» **Task objective**:
Please write out the lines of the data exactly, beginning with the first and ending with the line containing "return xValues.map((x, i)"; leave the pictures behind.
# start of Source excerpt
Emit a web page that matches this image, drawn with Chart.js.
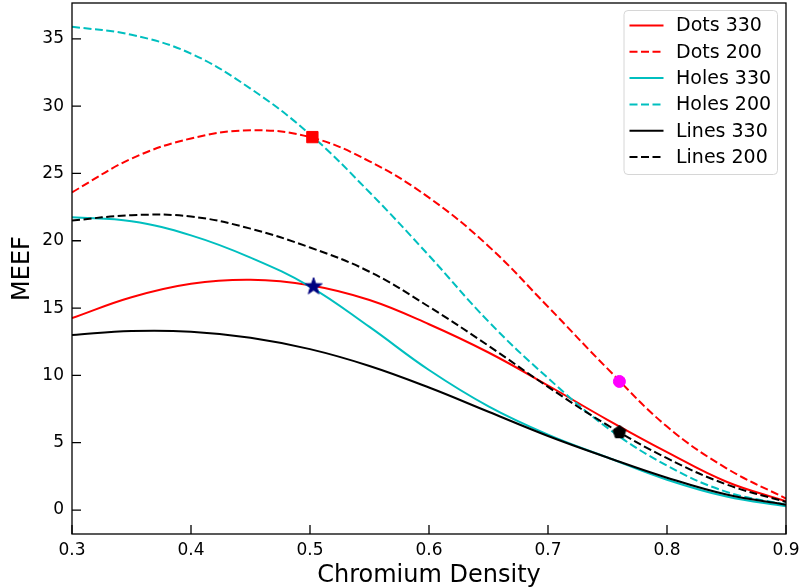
<!DOCTYPE html>
<html><head><meta charset="utf-8">
<script src="https://cdn.jsdelivr.net/npm/chart.js@4.4.0/dist/chart.umd.min.js"></script>
<style>html,body{margin:0;padding:0;background:#fff;overflow:hidden}</style>
</head><body>
<canvas id="c" width="801" height="587" style="display:block;width:801px;height:587px"></canvas>
<script>
// ---- data ----
const xValues  = [0.30, 0.35, 0.40, 0.45, 0.50, 0.55, 0.60, 0.65, 0.70, 0.75, 0.80, 0.85, 0.90];
const dots330  = [14.25, 15.8, 16.8, 17.1, 16.7, 15.6, 13.8, 11.7, 9.25, 6.7, 4.3, 2.1, 0.65];
const dots200  = [23.6, 26.1, 27.6, 28.2, 27.7, 25.9, 23.2, 19.6, 15.1, 10.5, 6.2, 3.1, 0.85];
const holes330 = [21.75, 21.45, 20.4, 18.75, 16.6, 13.6, 10.4, 7.7, 5.6, 3.9, 2.25, 1.0, 0.28];
const holes200 = [35.9, 35.3, 33.9, 31.3, 27.9, 23.6, 18.9, 14.0, 9.8, 6.1, 3.3, 1.35, 0.4];
const lines330 = [13.0, 13.3, 13.25, 12.8, 11.95, 10.7, 9.1, 7.3, 5.5, 3.9, 2.4, 1.15, 0.4];
const lines200 = [21.5, 21.9, 21.8, 20.9, 19.5, 17.7, 15.1, 12.2, 9.15, 6.3, 3.85, 1.9, 0.6];
const seriesLabels = ['Dots 330', 'Dots 200', 'Holes 330', 'Holes 200', 'Lines 330', 'Lines 200'];
const markerSquare   = {x: 0.502, y: 27.7};
const markerStar     = {x: 0.503, y: 16.6};
const markerCircle   = {x: 0.760, y: 9.55};
const markerPentagon = {x: 0.760, y: 5.78};
const xTicks = [0.3, 0.4, 0.5, 0.6, 0.7, 0.8, 0.9];
const yTicks = [0, 5, 10, 15, 20, 25, 30, 35];
const xRange = [0.3, 0.9];
const yRange = [-1.78, 37.66];
const xTitle = 'Chromium Density';
const yTitle = 'MEEF';

// ---- styling ----
const RED = '#ff0000', CYAN = '#00bfbf', BLACK = '#000000';
const FONT = "'DejaVu Sans', sans-serif";
const DASH = [8, 3.5];

function pts(ys) { return xValues.map((x, i) => ({x: x, y: ys[i]})); }

function polyCanvas(size, n, rOut, rIn, color, rot) {
  const c = document.createElement('canvas');
  c.width = size; c.height = size;
  const g = c.getContext('2d');
  g.beginPath();
  const cx = size / 2, cy = size / 2;
  const m = rIn ? n * 2 : n;
  for (let i = 0; i < m; i++) {
    const r = rIn ? (i % 2 === 0 ? rOut : rIn) : rOut;
    const a = -Math.PI / 2 + rot + i * 2 * Math.PI / m;
    const px = cx + r * Math.cos(a), py = cy + r * Math.sin(a);
    if (i === 0) g.moveTo(px, py); else g.lineTo(px, py);
  }
  g.closePath();
  g.fillStyle = color; g.fill();
  g.lineWidth = 1; g.strokeStyle = color; g.stroke();
  return c;
}
const starImg = polyCanvas(20, 5, 9, 3.6, '#000080', 0);
const pentImg = polyCanvas(16, 5, 6.8, 0, '#000000', 0);

function lineDs(label, ys, color, dashed, order) {
  return {
    label: label, data: pts(ys), showLine: true, borderColor: color, backgroundColor: color,
    borderWidth: 2, borderDash: dashed ? DASH : [], pointRadius: 0, pointHoverRadius: 0,
    tension: 0.4, order: order, inLegend: true, dashed: dashed
  };
}
function markDs(pt, style, radius, color) {
  return {
    label: '', data: [pt], showLine: false, pointStyle: style, pointRadius: radius,
    backgroundColor: color, borderColor: color, borderWidth: 1, order: 0, inLegend: false
  };
}

const datasets = [
  lineDs(seriesLabels[0], dots330, RED, false, 6),
  lineDs(seriesLabels[1], dots200, RED, true, 5),
  lineDs(seriesLabels[2], holes330, CYAN, false, 4),
  lineDs(seriesLabels[3], holes200, CYAN, true, 3),
  lineDs(seriesLabels[4], lines330, BLACK, false, 2),
  lineDs(seriesLabels[5], lines200, BLACK, true, 1),
  markDs(markerSquare, 'rect', 8, RED),
  markDs(markerStar, starImg, 10, '#000080'),
  markDs(markerCircle, 'circle', 6, '#ff00ff'),
  markDs(markerPentagon, pentImg, 8, BLACK)
];

const framePlugin = {
  id: 'frameAndLegend',
  afterDraw(chart) {
    const ctx = chart.ctx;
    const a = chart.chartArea;
    const sx = chart.scales.x, sy = chart.scales.y;
    ctx.save();
    // inward ticks
    ctx.strokeStyle = '#000'; ctx.lineWidth = 1.3;
    ctx.beginPath();
    sx.ticks.forEach(t => {
      const px = sx.getPixelForValue(t.value);
      ctx.moveTo(px, a.bottom); ctx.lineTo(px, a.bottom - 9);
    });
    sy.ticks.forEach(t => {
      const py = sy.getPixelForValue(t.value);
      ctx.moveTo(a.left, py); ctx.lineTo(a.left + 9, py);
    });
    ctx.stroke();
    // frame
    ctx.lineWidth = 1.3;
    ctx.strokeRect(a.left, a.top, a.right - a.left, a.bottom - a.top);
    // legend
    const items = chart.data.datasets.filter(d => d.inLegend);
    const bx = a.right - 162, by = a.top + 7.5, bw = 153.5, bh = 164, rr = 4;
    ctx.beginPath();
    ctx.moveTo(bx + rr, by);
    ctx.lineTo(bx + bw - rr, by); ctx.arcTo(bx + bw, by, bx + bw, by + rr, rr);
    ctx.lineTo(bx + bw, by + bh - rr); ctx.arcTo(bx + bw, by + bh, bx + bw - rr, by + bh, rr);
    ctx.lineTo(bx + rr, by + bh); ctx.arcTo(bx, by + bh, bx, by + bh - rr, rr);
    ctx.lineTo(bx, by + rr); ctx.arcTo(bx, by, bx + rr, by, rr);
    ctx.closePath();
    ctx.fillStyle = 'rgba(255,255,255,0.8)'; ctx.fill();
    ctx.strokeStyle = '#d6d6d6'; ctx.lineWidth = 1; ctx.stroke();
    ctx.font = '19px ' + FONT;
    ctx.textBaseline = 'middle'; ctx.textAlign = 'left';
    items.forEach((d, i) => {
      const cy = by + 15 + i * 26.3;
      ctx.beginPath();
      ctx.setLineDash(d.dashed ? DASH : []);
      ctx.strokeStyle = d.borderColor; ctx.lineWidth = 2;
      ctx.moveTo(bx + 5.5, cy); ctx.lineTo(bx + 39.5, cy);
      ctx.stroke();
      ctx.setLineDash([]);
      ctx.fillStyle = '#000';
      ctx.fillText(d.label, bx + 52, cy + 1);
    });
    ctx.restore();
  }
};

new Chart(document.getElementById('c'), {
  type: 'scatter',
  data: {datasets: datasets},
  options: {
    responsive: false, animation: false, devicePixelRatio: 1,
    layout: {autoPadding: false, padding: {left: 0, right: 15, top: 3, bottom: 0}},
    plugins: {legend: {display: false}, tooltip: {enabled: false}},
    scales: {
      x: {
        type: 'linear', min: xRange[0], max: xRange[1],
        afterBuildTicks: s => { s.ticks = xTicks.map(v => ({value: v})); },
        afterFit: s => { s.height = 53; s.paddingLeft = 0; s.paddingRight = 0; },
        grid: {display: false, drawTicks: false},
        border: {display: false},
        ticks: {color: '#000', font: {family: FONT, size: 17}, padding: 6,
                callback: v => v.toFixed(1)},
        title: {display: true, text: xTitle, color: '#000', font: {family: FONT, size: 24},
                padding: {top: 0, bottom: -3}}
      },
      y: {
        type: 'linear', min: yRange[0], max: yRange[1],
        afterBuildTicks: s => { s.ticks = yTicks.map(v => ({value: v})); },
        afterFit: s => { s.width = 72; s.paddingTop = 0; s.paddingBottom = 0; },
        grid: {display: false, drawTicks: false},
        border: {display: false},
        ticks: {color: '#000', font: {family: FONT, size: 17}, padding: 8,
                callback: v => String(v)},
        title: {display: true, text: yTitle, color: '#000', font: {family: FONT, size: 24},
                padding: {top: 8, bottom: 0}}
      }
    }
  },
  plugins: [framePlugin]
});
</script>
</body></html>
# end of Source excerpt
» **Result**:
Emit a web page that matches this image, drawn with Chart.js.
<!DOCTYPE html>
<html><head><meta charset="utf-8">
<script src="https://cdn.jsdelivr.net/npm/chart.js@4.4.0/dist/chart.umd.min.js"></script>
<style>html,body{margin:0;padding:0;background:#fff;overflow:hidden}</style>
</head><body>
<canvas id="c" width="801" height="587" style="display:block;width:801px;height:587px"></canvas>
<script>
// ---- data ----
const xValues  = [0.30, 0.35, 0.40, 0.45, 0.50, 0.55, 0.60, 0.65, 0.70, 0.75, 0.80, 0.85, 0.90];
const dots330  = [14.25, 15.8, 16.8, 17.1, 16.7, 15.6, 13.8, 11.7, 9.25, 6.7, 4.3, 2.1, 0.65];
const dots200  = [23.6, 26.1, 27.6, 28.2, 27.7, 25.9, 23.2, 19.6, 15.1, 10.5, 6.2, 3.1, 0.85];
const holes330 = [21.75, 21.45, 20.4, 18.75, 16.6, 13.6, 10.4, 7.7, 5.6, 3.9, 2.25, 1.0, 0.28];
const holes200 = [35.9, 35.3, 33.9, 31.3, 27.9, 23.6, 18.9, 14.0, 9.8, 6.1, 3.3, 1.35, 0.4];
const lines330 = [13.0, 13.3, 13.25, 12.8, 11.95, 10.7, 9.1, 7.3, 5.5, 3.9, 2.4, 1.15, 0.4];
const lines200 = [21.5, 21.9, 21.8, 20.9, 19.5, 17.7, 15.1, 12.2, 9.15, 6.3, 3.85, 1.9, 0.6];
const seriesLabels = ['Dots 330', 'Dots 200', 'Holes 330', 'Holes 200', 'Lines 330', 'Lines 200'];
const markerSquare   = {x: 0.502, y: 27.7};
const markerStar     = {x: 0.503, y: 16.6};
const markerCircle   = {x: 0.760, y: 9.55};
const markerPentagon = {x: 0.760, y: 5.78};
const xTicks = [0.3, 0.4, 0.5, 0.6, 0.7, 0.8, 0.9];
const yTicks = [0, 5, 10, 15, 20, 25, 30, 35];
const xRange = [0.3, 0.9];
const yRange = [-1.78, 37.66];
const xTitle = 'Chromium Density';
const yTitle = 'MEEF';

// ---- styling ----
const RED = '#ff0000', CYAN = '#00bfbf', BLACK = '#000000';
const FONT = "'DejaVu Sans', sans-serif";
const DASH = [8, 3.5];

function pts(ys) { return xValues.map((x, i) => ({x: x, y: ys[i]})); }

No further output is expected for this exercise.